I know this is not the most effective code, but it was made to get it to work properly first - now I can move on to optimizing it.
(Note, don't use this, it's very very slow)
// editor's note: this is the most naive and horrible way to vectorize
void matmulSSE_inefficient(int mat1[N][N], int mat2[N][N], int result[N][N]) {
int i, j, k;
__m128i vA, vB, vR, vSum;
for(i = 0; i < N; ++i) {
for(j = 0; j < N; ++j) {
vR = _mm_setzero_si128();
for(k = 0; k < N; k += 4) {
//result[i][j] += mat1[i][k] * mat2[k][j];
vA = _mm_loadu_si128((__m128i*)&mat1[i][k]);
// less braindead would be to start vB with movd, avoiding a false dep and one shuffle uop.
// vB = _mm_cvtsi32_si128(mat2[k][j]); // but this manual gather is still very bad
vB = _mm_insert_epi32(vB, mat2[k][j], 0); // false dependency on old vB
vB = _mm_insert_epi32(vB, mat2[k + 1][j], 1); // bad spatial locality
vB = _mm_insert_epi32(vB, mat2[k + 2][j], 2); // striding down a column
vB = _mm_insert_epi32(vB, mat2[k + 3][j], 3);
vR = _mm_mullo_epi32(vA, vB);
vR = _mm_hadd_epi32(vR, vR); // very slow inside the inner loop
vR = _mm_hadd_epi32(vR, vR);
result[i][j] += _mm_extract_epi32(vR, 0);
//DEBUG
//printf("vA: %d, %d, %d, %d\n", vA.m128i_i32[0], vA.m128i_i32[1], vA.m128i_i32[2], vA.m128i_i32[3]);
//printf("vB: %d, %d, %d, %d\n", vB.m128i_i32[0], vB.m128i_i32[1], vB.m128i_i32[2], vB.m128i_i32[3]);
//printf("vR: %d, %d, %d, %d\n", vR.m128i_i32[0], vR.m128i_i32[1], vR.m128i_i32[2], vR.m128i_i32[3]);
//printf("\n");
}
}
}
}
End of extremely inefficient code originally written by the OP
Update 2: converted the OP's example to an i-k-j loop order version.
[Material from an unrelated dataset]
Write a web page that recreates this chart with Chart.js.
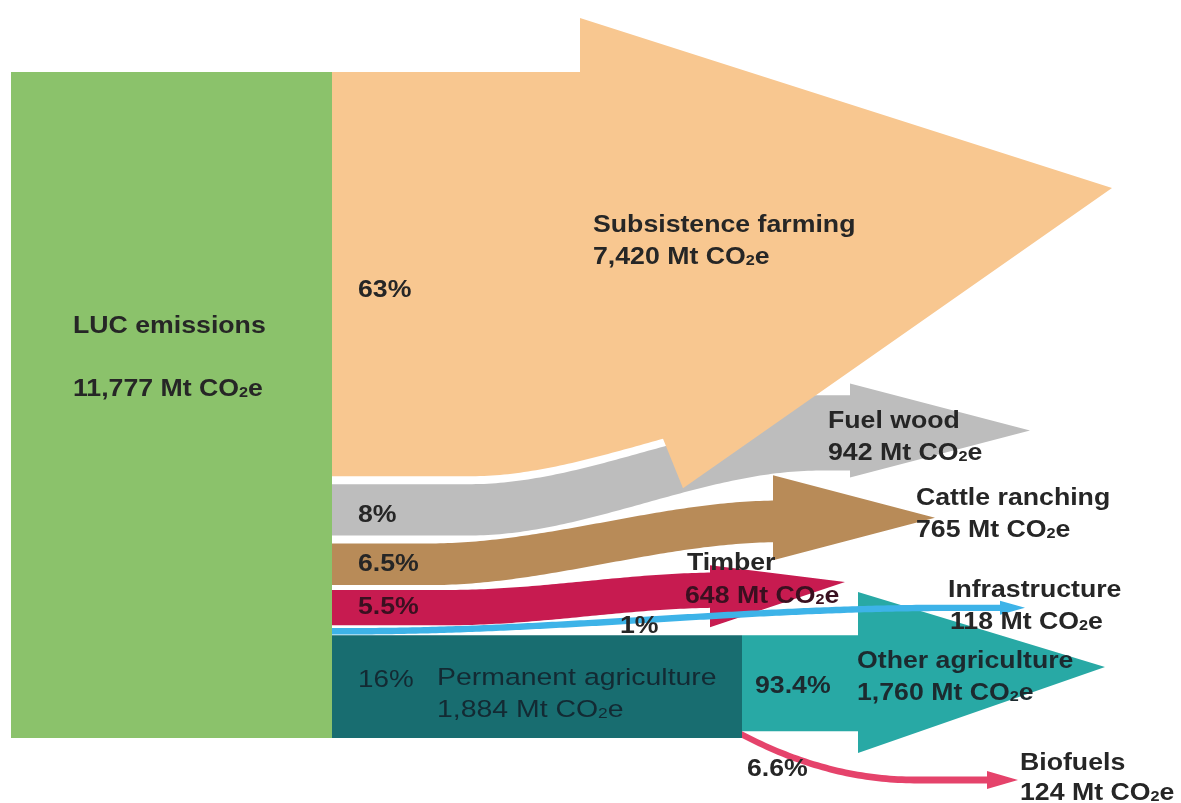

Required an extra load for vR and moving the store into the inner loop, but setting vA could be moved up a loop. Turned out faster.
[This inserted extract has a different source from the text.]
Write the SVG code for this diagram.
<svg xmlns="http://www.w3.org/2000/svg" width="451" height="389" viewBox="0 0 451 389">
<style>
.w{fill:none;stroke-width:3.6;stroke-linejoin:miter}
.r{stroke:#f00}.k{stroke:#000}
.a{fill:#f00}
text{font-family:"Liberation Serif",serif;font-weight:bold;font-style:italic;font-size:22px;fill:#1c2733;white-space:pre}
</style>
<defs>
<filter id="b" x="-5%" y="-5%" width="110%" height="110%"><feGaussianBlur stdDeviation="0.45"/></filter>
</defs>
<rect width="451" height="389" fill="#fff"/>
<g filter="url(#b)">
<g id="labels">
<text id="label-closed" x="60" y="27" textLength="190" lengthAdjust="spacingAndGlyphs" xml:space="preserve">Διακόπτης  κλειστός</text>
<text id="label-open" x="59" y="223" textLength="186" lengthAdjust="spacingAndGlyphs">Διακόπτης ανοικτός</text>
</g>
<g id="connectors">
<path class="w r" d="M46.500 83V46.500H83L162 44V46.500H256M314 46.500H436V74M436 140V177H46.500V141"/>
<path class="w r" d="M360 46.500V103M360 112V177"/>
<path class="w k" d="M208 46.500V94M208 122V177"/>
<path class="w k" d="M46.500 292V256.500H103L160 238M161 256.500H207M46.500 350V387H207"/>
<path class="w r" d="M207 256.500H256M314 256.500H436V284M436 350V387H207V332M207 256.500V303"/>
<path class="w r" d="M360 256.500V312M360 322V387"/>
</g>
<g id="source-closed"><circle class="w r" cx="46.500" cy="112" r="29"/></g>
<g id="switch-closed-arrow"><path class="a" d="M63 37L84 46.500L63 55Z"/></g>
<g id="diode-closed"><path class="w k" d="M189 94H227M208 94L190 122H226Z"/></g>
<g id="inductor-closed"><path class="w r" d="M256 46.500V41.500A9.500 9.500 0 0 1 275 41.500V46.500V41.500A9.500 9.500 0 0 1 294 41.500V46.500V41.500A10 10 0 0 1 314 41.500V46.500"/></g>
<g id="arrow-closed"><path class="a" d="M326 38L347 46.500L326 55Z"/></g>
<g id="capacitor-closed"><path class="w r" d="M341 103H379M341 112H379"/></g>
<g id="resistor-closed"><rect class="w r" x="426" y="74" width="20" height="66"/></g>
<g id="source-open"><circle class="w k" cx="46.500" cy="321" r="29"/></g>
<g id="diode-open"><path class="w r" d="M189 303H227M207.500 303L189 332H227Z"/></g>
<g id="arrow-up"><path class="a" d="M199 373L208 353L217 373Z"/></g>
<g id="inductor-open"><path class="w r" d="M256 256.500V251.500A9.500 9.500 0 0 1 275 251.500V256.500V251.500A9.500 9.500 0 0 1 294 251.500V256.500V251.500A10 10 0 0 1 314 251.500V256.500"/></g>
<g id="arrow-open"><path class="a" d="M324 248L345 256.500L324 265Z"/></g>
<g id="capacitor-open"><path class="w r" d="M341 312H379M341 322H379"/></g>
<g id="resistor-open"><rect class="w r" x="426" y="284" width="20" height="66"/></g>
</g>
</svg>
// this is significantly better but doesn't do any cache-blocking
void matmulSSE_v2(int mat1[N][N], int mat2[N][N], int result[N][N]) {
int i, j, k;
__m128i vA, vB, vR;
for(i = 0; i < N; ++i) {
for(k = 0; k < N; ++k) {
vA = _mm_set1_epi32(mat1[i][k]);
for(j = 0; j < N; j += 4) {
//result[i][j] += mat1[i][k] * mat2[k][j];
vB = _mm_loadu_si128((__m128i*)&mat2[k][j]);
vR = _mm_loadu_si128((__m128i*)&result[i][j]);
vR = _mm_add_epi32(vR, _mm_mullo_epi32(vA, vB));
_mm_storeu_si128((__m128i*)&result[i][j], vR);
//DEBUG
//printf("vA: %d, %d, %d, %d\n", vA.m128i_i32[0], vA.m128i_i32[1], vA.m128i_i32[2], vA.m128i_i32[3]);
//printf("vB: %d, %d, %d, %d\n", vB.m128i_i32[0], vB.m128i_i32[1], vB.m128i_i32[2], vB.m128i_i32[3]);
//printf("vR: %d, %d, %d, %d\n", vR.m128i_i32[0], vR.m128i_i32[1], vR.m128i_i32[2], vR.m128i_i32[3]);
//printf("\n");
}
}
}
}
These assume N is a multiple of 4, the vector width
If that's not the case, often it's easier to still pad your array storage to a multiple of the vector width, so there's padding at the end of each row and you can just use that simple j < N; j += 4
loop condition. You'll want to keep track of the real N
size separately from the storage layout with a row stride that's a multiple of 4 or 8.
Otherwise you want a loop condition like j < N-3
; j += 4`, and a scalar cleanup for the end of a row.
Or masking or keeping the last full vector in a register so you can _mm_alignr_epi8
with a maybe-overlapping final vector that ends at the end of the row, and maybe do a vector store. This is easier with AVX or especially AVX512 masking.